🤖 AI Summary
Existing vision-language models for autonomous driving struggle to simultaneously achieve robust semantic reasoning and precise 3D spatial prediction, often suffering from spatial hallucinations or representational interference. To address this, this work proposes a task-guided representation purification framework that constructs an agent-centric tokenization space and introduces a task-aware vector quantization mechanism to concentrate the limited codebook capacity on dynamically salient objects, effectively isolating spatial redundancies.
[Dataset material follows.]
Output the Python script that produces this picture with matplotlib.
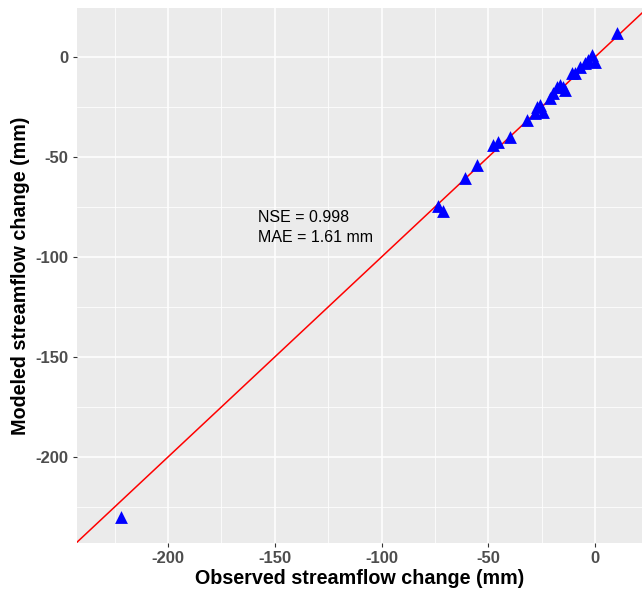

Furthermore, a decoupled inference pipeline is designed to sequentially perform scene understanding, future prediction, and action generation, enhanced by a frozen 3D detection head for supervision and a three-stage progressive training strategy. The method significantly reduces collision rates in open-loop evaluation on nuScenes and sets new state-of-the-art safety performance records on the NAVSIMv1/v2 closed-loop benchmarks.
📝 Abstract
Vision-Language Models (VLMs) provide a promising foundation for autonomous driving planning, yet bridging semantic reasoning and precise 3D spatial forecasting remains a critical challenge. Existing representation strategies generally follow two paths: text-aligned methods flatten continuous spatial states into symbols, which compromises geometric structure and induces "spatial hallucinations"; dense visual methods preserve spatial topology but overwhelm standard tokenizers with redundant background textures, leading to "representation interference". To address these limitations, we introduce TPS-Drive, a novel framework centered on Task-Guided Representation Purification that empowers VLMs to Think in Purified Space. At its core, an Agent-Centric Tokenizer utilizes a task-guided vector quantization mechanism supervised by a frozen 3D detection head, which explicitly reallocates limited codebook capacity from pervasive static backgrounds to critical dynamic agents and effectively isolates spatial redundancy. Leveraging this purified spatial vocabulary, TPS-Drive employs a decoupled reasoning pipeline that sequentially performs scene understanding, future forecasting, and action generation. The framework is optimized via a progressive three-stage training paradigm, culminating in reward-driven refinement that surpasses pure imitation learning. Extensive experiments validate our approach: TPS-Drive achieves accurate agent spatial state forecasting and reduces collision rates in open-loop nuScenes evaluations, while establishing new safety records on the rigorous closed-loop NAVSIMv1 and NAVSIMv2 benchmarks.